When Caroline Tosoni and her husband David decided to renovate the master bathroom in their Cumberland-area home, she knew from her profession as a cosmetic physician that natural beauty can be revealed by enhancing just one or two key features. She also knew that light, symmetry and texture could all change a look dramatically.

“We bought this house nine years ago for its peaceful location on a two-acre treed lot with 100-year-old maple and oak trees, for its privacy and for its open-concept design and oversized windows,” says Caroline. “The specific style of the bathroom and kitchen, however, did not match our own personal taste.”

They considered building a brand new house, but in the end decided to renovate instead. Dean Large, a designer from Astro Design Centre, was approached to assist with the project. “I first met the clients at their home, where I could see their love of contemporary design in their furnishings. The house they lived in was certainly not the modern masterpiece they wished for, but was situated on a gorgeous lot,” says the designer.

With four children, they needed a space that was elegant yet efficient, while also clean and uncluttered. “Some people like chaos or have eclectic tastes,” says Caroline. “I am more at peace, both in my professional environment and home, with order, clean lines, symmetry and harmony. This permeates my day-to-day work as a cosmetic physician and it has definitively shaped the way I have approached the designing of this space.”

Before starting the project, they knew that they wanted to play up the natural beauty surrounding the house, enhance the natural light and introduce new textures that would give the space a modern look. “Being centred in a wooden lot, we chose to carry natural materials like walnut, marble and slate into the room,” states Dean. “However, to add drama and contrast, the elements are juxtaposed with industrial lighting, square high-polished fixtures and a factory-style barn door.”

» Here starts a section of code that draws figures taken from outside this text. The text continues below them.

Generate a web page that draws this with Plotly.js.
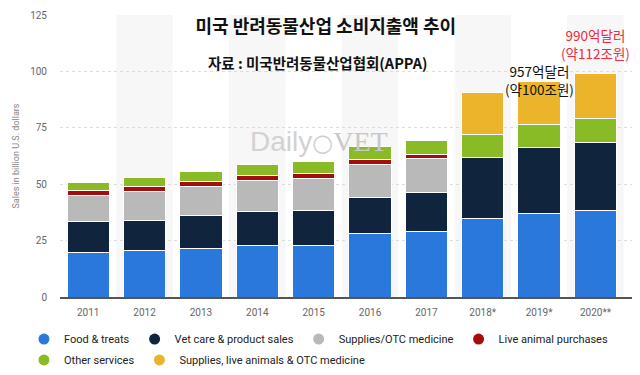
<!DOCTYPE html>
<html>
<head>
<meta charset="utf-8">
<script src="https://cdn.plot.ly/plotly-3.0.1.min.js"></script>
<style>html,body{margin:0;padding:0;background:#fff;}#chart{width:640px;height:375px;}</style>
</head>
<body>
<div id="chart"></div>
<script>
const categories = ['2011','2012','2013','2014','2015','2016','2017','2018*','2019*','2020**'];
const foodTreats = [19.85, 20.46, 21.57, 22.62, 23.05, 28.23, 29.07, 34.7, 36.9, 38.4];
const vetCare = [13.41, 13.67, 14.37, 15.25, 15.42, 15.95, 17.07, 27.3, 29.3, 30.2];
const suppliesOTC = [11.77, 12.65, 13.14, 13.75, 14.28, 14.71, 15.11, null, null, null];
const liveAnimals = [2.14, 2.21, 2.23, 2.15, 2.12, 2.1, 2.1, null, null, null];
const otherServices = [3.79, 4.16, 4.41, 4.84, 5.41, 5.76, 6.16, 9.9, 10.3, 10.7];
const suppliesLiveOTC = [null, null, null, null, null, null, null, 18.6, 19.2, 19.7];

const seriesNames = ['Food & treats', 'Vet care & product sales', 'Supplies/OTC medicine', 'Live animal purchases', 'Other services', 'Supplies, live animals & OTC medicine'];
const seriesValues = [foodTreats, vetCare, suppliesOTC, liveAnimals, otherServices, suppliesLiveOTC];
const seriesColors = ['#2a78dc', '#10253d', '#b9b9b9', '#a50c0c', '#89bb27', '#ecb42a'];

const calloutIndex = [8, 9];
const calloutText = ['957억달러<br>(약100조원)', '990억달러<br>(약112조원)'];
const calloutColor = ['#111111', '#ee2a3d'];
const calloutShift = [-20, 9];

const totals = categories.map((c, i) => seriesValues.reduce((s, arr) => s + (arr[i] || 0), 0));

const traces = [];
seriesValues.forEach((vals, k) => {
  traces.push({
    type: 'bar', x: categories, y: vals, name: seriesNames[k],
    marker: {color: seriesColors[k], line: {color: '#ffffff', width: 1}},
    showlegend: false, hoverinfo: 'skip'
  });
});
seriesValues.forEach((vals, k) => {
  traces.push({
    type: 'scatter', mode: 'markers', x: [null], y: [null], name: seriesNames[k],
    marker: {color: seriesColors[k], size: 11, symbol: 'circle'},
    legend: k < 4 ? 'legend' : 'legend2', hoverinfo: 'skip'
  });
});

const shapes = [];
categories.forEach((c, i) => {
  if (i % 2 === 1) {
    shapes.push({type: 'rect', xref: 'x', yref: 'paper', x0: i - 0.5, x1: i + 0.5, y0: 0, y1: 1,
      fillcolor: '#f7f7f7', line: {width: 0}, layer: 'below'});
  }
});

const annotations = [
  {xref: 'paper', yref: 'paper', x: 0.451, y: 0.83, xanchor: 'center', yanchor: 'middle', showarrow: false,
   text: '<b>자료 : 미국반려동물산업협회(APPA)</b>', font: {family: 'Noto Sans CJK KR', size: 14.5, color: '#111'}},
  {xref: 'paper', yref: 'paper', x: 0.453, y: 0.55, xanchor: 'center', yanchor: 'middle', showarrow: false,
   text: '<span style="color:#d2d2d2">Daily</span><span style="font-family:DejaVu Sans;color:#cfcfcf;font-size:24px">○</span><span style="font-family:Liberation Serif;color:#c8c8c8">VET</span>',
   font: {family: 'Liberation Sans', size: 28, color: '#d0d0d0'}}
];
calloutIndex.forEach((idx, j) => {
  annotations.push({xref: 'x', yref: 'y', x: categories[idx], y: totals[idx], xanchor: 'center', yanchor: 'bottom',
    yshift: calloutShift[j], showarrow: false, text: calloutText[j],
    font: {family: 'Noto Sans CJK KR', size: 13.5, color: calloutColor[j]}});
});

const legendFont = {family: 'Roboto', size: 11, color: '#222'};

const layout = {
  width: 640, height: 375,
  margin: {l: 60, r: 8, t: 15, b: 78, autoexpand: false},
  paper_bgcolor: '#ffffff', plot_bgcolor: '#ffffff',
  barmode: 'stack', bargap: 0.25,
  title: {text: '<b>미국 반려동물산업 소비지출액 추이</b>', xref: 'container', yref: 'container', x: 0.509, y: 0.928,
    xanchor: 'center', yanchor: 'middle', font: {family: 'Noto Sans CJK KR', size: 18, color: '#111'}},
  xaxis: {type: 'category', showgrid: false, showline: true, linecolor: '#555', linewidth: 1.5,
    tickfont: {family: 'Roboto', size: 10, color: '#666'}, ticks: '', ticklabelstandoff: 5, fixedrange: true},
  yaxis: {range: [0, 125], tickvals: [0, 25, 50, 75, 100, 125], showgrid: true, gridcolor: '#dcdcdc', griddash: 'dot',
    zeroline: false, tickfont: {family: 'Roboto', size: 10, color: '#666'}, ticklabelstandoff: 12,
    title: {text: 'Sales in billion U.S. dollars', font: {family: 'Roboto', size: 9, color: '#888'}, standoff: 8}},
  legend: {orientation: 'h', traceorder: 'normal', xref: 'paper', yref: 'paper', x: -0.063, y: -0.149,
    xanchor: 'left', yanchor: 'middle', font: legendFont, itemwidth: 30, bgcolor: 'rgba(0,0,0,0)'},
  legend2: {orientation: 'h', traceorder: 'normal', xref: 'paper', yref: 'paper', x: -0.063, y: -0.223,
    xanchor: 'left', yanchor: 'middle', font: legendFont, itemwidth: 30, bgcolor: 'rgba(0,0,0,0)'},
  shapes: shapes,
  annotations: annotations,
  hovermode: false
};

Plotly.newPlot('chart', traces, layout, {displayModeBar: false, staticPlot: true});
</script>
</body>
</html>
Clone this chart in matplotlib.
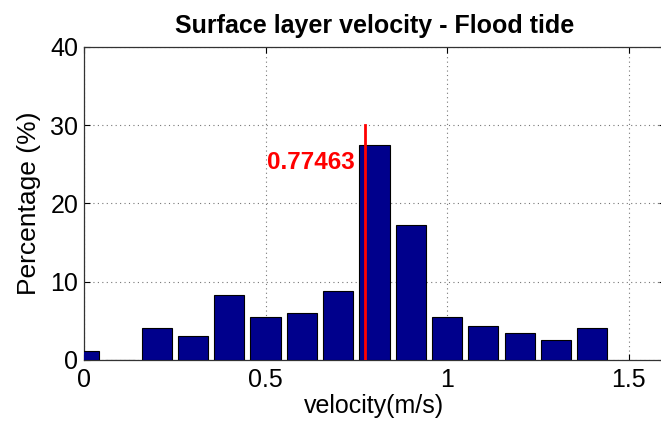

As first-time renovators, the couple looked at magazine and design websites to help create a bathroom inspired by the boutique hotels at which they had stayed in California. They wanted comfortable luxury with a contemporary look.

“Several times Caroline and David expressed the importance of quality and luxury,” says the designer. “We used simple but stunning materials to achieve this.” He adds that the walnut vanities were made by WetStyle craftsmen in Montreal, and the feature wall is covered in a pale grey marble. “Nothing in the room is overly patterned; rather, we chose to use luxurious, natural materials in the space.”
The room features two large windows that the couple chose to leave bare, plus oversized mirrors that capture the reflections of the trees surrounding the property. With 11- foot ceilings, the designer anchored the room by creating dramatic 12-inch baseboards from the same Italian stone tile used on the floor.

Working with the designer was a role reversal for the doctor. “When clients come to see me as their cosmetic physician, they rely on me to be the expert and tell them what they should be doing and what their options are, based on their own ideas. I can look at them and visualize the end result even before I start,” explains Caroline. “In this project, the roles were completely reversed. I sat in the client’s chair and sought Dean’s expert advice to help us create the space we wanted.”

For the designer, the doctor’s esthetic eye and innate sense of beauty only added to the process. “Caroline was great to work with. She trusted me fully. However, together we were able to ensure all the proportions were perfect and the balance was there so that nothing feels out of place.”